The language of the rule appears simple but has a complex effect. It says that the House cannot consider legislation that will provide spending authority from the Highway Trust Fund or reduce the balance of the fund for any purpose other than activities authorized for highway or mass transit.

The apparent purpose is to preserve Highway Trust Fund money for highway use, but the highway community says the rule will in fact damage highway funding and planning.

Under the old rule, appropriators were required to match the obligation limits set in the current highway program. This was designed to give states the certainty they need to plan for multi-year infrastructure projects, according to a memo on the subject from the House Transportation and Infrastructure Committee.

The new rule does not contain this obligation protection, the memo says. As a result, the House Appropriations Committee can now use the Highway Trust Fund to create a budgetary balance it can use to free up spending in other areas.

"We are disappointed that House Republicans voted to rescind a guarantee that Highway Trust Fund revenues would be spent to fund the critical highway and transit programs that millions of Americans rely on every day," Horsley said. "There are two deficits facing the country today - the federal debt and the deficit in maintaining the infrastructure on which economic recovery depends. In their zeal to address the first issue, the new House leadership has taken action that deepens the second."

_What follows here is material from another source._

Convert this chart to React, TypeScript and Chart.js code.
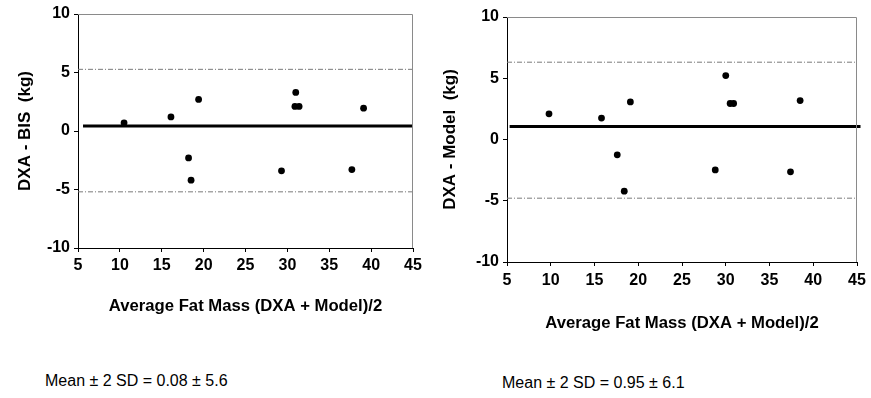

In a memo to state trucking association executives, ATA Senior Vice President of Legislative Affairs Mary Phillips described the vote as a fight between the House leadership and appropriators on one side, and authorizers on the other.

"Unfortunately, the Leadership and Appropriators won," she said.

Fuel Tax Dollars

Horsley explained that the new rule means highway users who pay tax dollars at the fuel pump will no longer be assured that their money will go to transportation investments.

"Revenues in the Highway Trust Fund can now be used to disguise federal deficit spending which is used to make expenditures for other programs," he said.

Pete Ruane, President and CEO of the American Road & Transportation Builders Association, sounded an equally ominous note.

"Thirteen years ago, Congressional Republicans and Democrats alike voted overwhelmingly to provide budgetary guarantees that ensured all federal gas and diesel tax user fee revenue collected for the Highway Trust Fund would be invested exclusively and in a timely manner in state highway, bridge and transit improvements," he said in a statement Tuesday.

"Today, House Republicans behind closed doors, in a secret ballot, unilaterally rescinded those guarantees as part of their new House rules package. This is a reversion back to the budget gimmicks of the past that allows the Highway Trust Fund balance to be used to hide the true size of the federal deficit."

The new rule "injects further uncertainty into the already reeling U.S. transportation construction market," Ruane said. "Long-term transportation plans and projects require stable, predictable funding. With multi-year reauthorization of the federal highway and transit programs now more than 15 months overdue, this sends the wrong signal to the states and Wall Street."

The American Highway Users Alliance described the new rule as a "tremendous mistake."

"House Republicans voted to do away with longstanding budgetary firewalls that guarantee multi-year highway funding levels in the annual appropriations bills," Alliance said in a statement. "This loss erodes public trust in the Highway Trust Fund and will destabilize funding for future highway projects and programs."

In the near term, the rule complicates the outlook for reauthorization by signaling a flat-line approach toward highway funding.

Rep. John Mica, D-Fla., the new chairman of the House Transportation and Infrastructure Committee, has said he believes there is a window to get the bill moving in the early part of the year, as long as it is funded by something other than a fuel tax increase. Among the ideas on the table are a percentage sales tax that would rise and fall with the price of fuel, a National Infrastructure Bank, tolling and public-private partnerships, but the mood of the Republican House is to make do with the funds that are available.

Horsley predicted that the next step will be a cut in highway spending. "The next shoe to drop will be to reduce highway spending to 2008 levels, a reduction of about $2 billion," he said. "Two years out this could lead to a reduction of about $10 billion. We will be working to convince Congress not to do this, but the loss of this guarantee has been a major setback."

Meanwhile, highway interests will have to pay close attention to what the House Appropriations Committee is doing with respect to transportation appropriations. "We will need to work to make sure that the Appropriators do not reduce the obligation limitation for highways in order to provide higher funding for housing or other non-highway purposes," ATA's Phillips said in her memo.